|Date(s):||January 14, 1960|
|Location(s):||Robeson, North Carolina|
|Tag(s):||Special education, Children, Education|
|Course:||“Digital History,” University of North Carolina at Pembroke|
Most people only think of classes being extended to students who have some form of disability. In 1960, however, when these special education classes were just starting out, they served more purposes then simply serving the disabled. In 1960, schools in Fairmont, North Carolina started to provide classes for children with special educational needs, said The Robesonian. The curriculum in the special education program was aimed at meeting needs that could not be met in regular classroom settings. The term “special education” in North Carolina schools meant an education for those children who needed to work in small groups with material to suit their abilities. These small group classes were extended to children who had speech difficulties also.
The Fairmont schools’ special education classes that focused on speech training worked with students on pronunciation, articulation, stuttering and sound recognition. For students to enter these classes they had to have recommendations from both teachers and parents. The students would engage in two fifteen- minute periods a week for individual instruction, as well as a thirty- minute period for group work. The groups were limited to eight children per group, with a total of about seventy to seventy-five students participating. Other sections of the special education classes in Fairmont classrooms were developed to help those who had trouble in regular classrooms. The objective of these classes was to help the students to adapt socially and be competent in an occupation. Students worked on reading, cleanliness, crafts, and writing. These types of classes could be equivalent to the home economic classes that schools engage students in now.
The 1950s and 1960s was a time full of movements for different rights and passages such as the Civil Rights movement, women’s movement, Latino movement, and several other movements. The show of others fighting for their rights brought on the movement for people with disabilities, who had been unserved and underserved, but wanting to fight for something that meant more to them. This was also a period of the post- World War II economy, and the time of the baby boom, which increased the number of consumers and children needing to be served.

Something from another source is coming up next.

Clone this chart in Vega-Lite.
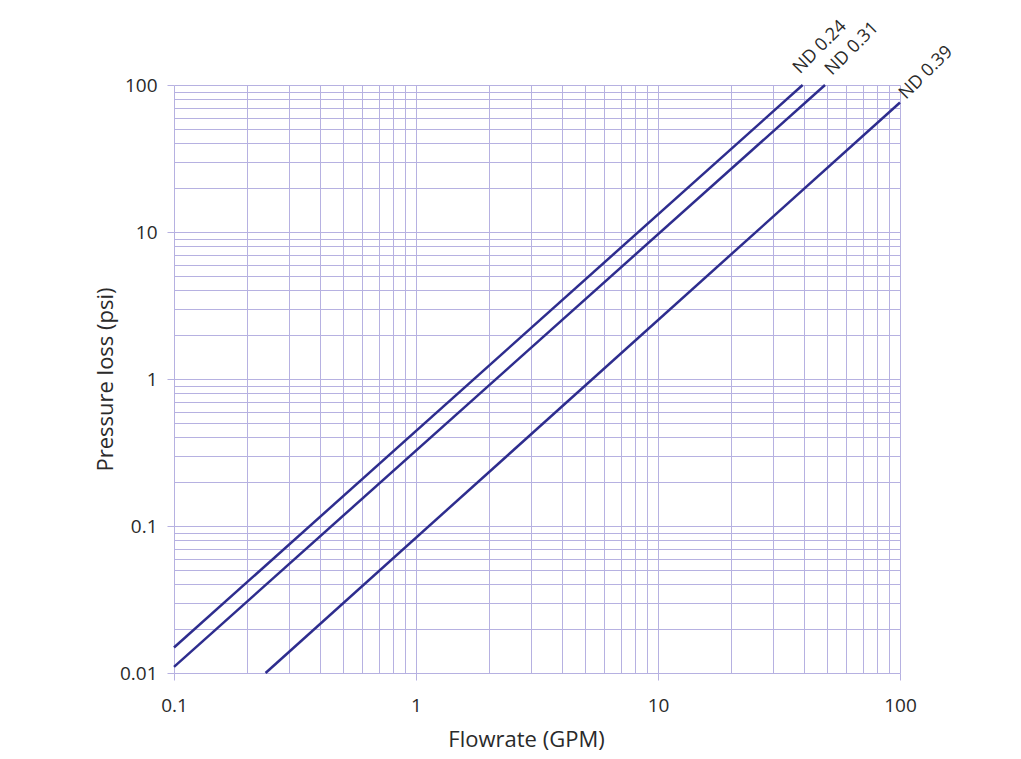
{
  "$schema": "https://vega.github.io/schema/vega-lite/v6.json",
  "autosize": {"type": "none"},
  "padding": {"left": 174, "top": 85, "right": 121, "bottom": 86},
  "width": 726,
  "height": 588,
  "background": "#ffffff",
  "config": {"view": {"stroke": null}, "font": "Open Sans"},
  "encoding": {
    "x": {
      "field": "x",
      "type": "quantitative",
      "scale": {"type": "log", "domain": [0.1, 100], "nice": false},
      "axis": {
        "title": "Flowrate (GPM)",
        "values": [0.1,0.2,0.3,0.4,0.5,0.6,0.7,0.8,0.9,1,2,3,4,5,6,7,8,9,10,20,30,40,50,60,70,80,90,100],
        "labelExpr": "indexof([0.1,1,10,100], datum.value) >= 0 ? format(datum.value, '~g') : ''",
        "domain": false,
        "grid": true,
        "gridColor": "#b6b1e1",
        "gridWidth": 1,
        "gridOpacity": 1,
        "tickColor": "#b6b1e1",
        "tickSize": 7,
        "tickOpacity": {"condition": {"test": "indexof([0.1,1,10,100], datum.value) >= 0", "value": 1}, "value": 0},
        "labelFont": "Open Sans",
        "labelFontSize": 19,
        "labelColor": "#2a2a2a",
        "labelPadding": 16,
        "labelFlush": false,
        "labelOverlap": false,
        "titleFont": "Open Sans",
        "titleFontSize": 22,
        "titleFontWeight": "normal",
        "titleColor": "#2a2a2a",
        "titleX": 352,
        "titleY": 73,
        "titleBaseline": "alphabetic"
      }
    },
    "y": {
      "field": "y",
      "type": "quantitative",
      "scale": {"type": "log", "domain": [0.01, 100], "nice": false},
      "axis": {
        "title": "Pressure loss (psi)",
        "values": [0.01,0.02,0.03,0.04,0.05,0.06,0.07,0.08,0.09,0.1,0.2,0.3,0.4,0.5,0.6,0.7,0.8,0.9,1,2,3,4,5,6,7,8,9,10,20,30,40,50,60,70,80,90,100],
        "labelExpr": "indexof([0.01,0.1,1,10,100], datum.value) >= 0 ? format(datum.value, '~g') : ''",
        "domain": false,
        "grid": true,
        "gridColor": "#b6b1e1",
        "gridWidth": 1,
        "gridOpacity": 1,
        "tickColor": "#b6b1e1",
        "tickSize": 7,
        "tickOpacity": {"condition": {"test": "indexof([0.01,0.1,1,10,100], datum.value) >= 0", "value": 1}, "value": 0},
        "labelFont": "Open Sans",
        "labelFontSize": 19,
        "labelColor": "#2a2a2a",
        "labelPadding": 10,
        "labelFlush": false,
        "labelOverlap": false,
        "titleFont": "Open Sans",
        "titleFontSize": 22,
        "titleFontWeight": "normal",
        "titleColor": "#2a2a2a",
        "titleX": -62,
        "titleY": 294,
        "titleAngle": -90,
        "titleAlign": "center",
        "titleBaseline": "alphabetic"
      }
    }
  },
  "layer": [
    {
      "data": {"values": [
        {"series": "ND 0.24", "x": 0.1, "y": 0.0149},
        {"series": "ND 0.24", "x": 39.6, "y": 100},
        {"series": "ND 0.31", "x": 0.1, "y": 0.011},
        {"series": "ND 0.31", "x": 49, "y": 100},
        {"series": "ND 0.39", "x": 0.239, "y": 0.01},
        {"series": "ND 0.39", "x": 100, "y": 76}
      ]},
      "mark": {"type": "line", "stroke": "#2e2d8e", "strokeWidth": 2.5, "clip": false},
      "encoding": {"detail": {"field": "series", "type": "nominal"}}
    },
    {
      "data": {"values": [
        {"label": "ND 0.24", "x": 38.6, "y": 118},
        {"label": "ND 0.31", "x": 52.4, "y": 115},
        {"label": "ND 0.39", "x": 106, "y": 79.1}
      ]},
      "mark": {"type": "text", "angle": -45, "align": "left", "baseline": "alphabetic", "font": "Open Sans", "fontSize": 18, "color": "#2a2a2a", "clip": false},
      "encoding": {"text": {"field": "label", "type": "nominal"}}
    }
  ]
}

Before the 1960s, help for individuals with disabilities was almost nonexistent. For the most part people who had disabilities were confined to state institutions. Many of the individuals confined to these institutions were abandoned children. During the years at these institutions the children were not properly assessed. During the 1960s, however, the federal government with some support from family advocacy associations began to take steps to implement early childhood programs and early intervention services for children with disabilities. This gave way to special education and by 1968 the federal government had already supported training for more than 30,000 special education teachers and related specialists, closed captioned films viewed by three million people who were deaf, and education for children with disabilities in preschools, elementary schools, secondary schools, and state operated institutions across the country. As time progressed many cases were brought to court, such as Pennsylvania Association for Retarded Children v. Commonwealth of Pennsylvania and Mills v. Board of Education of the District of Columbia, leading to increased educational opportunities for children with disabilities. These cases stated that the responsibility of state and local school districts was to educate individuals with disabilities, a responsibility derived from the equal protection clause of the 14th amendment of the United States Constitution. Public law 94-192 was also a result of these cases; it guaranteed a free, appropriate public education to each child with a disability in every state and locality across the country. The law was monumental to children with disabilities because now they did not have to go years without being properly taught or assessed, but instead were able to get the education that they needed to develop.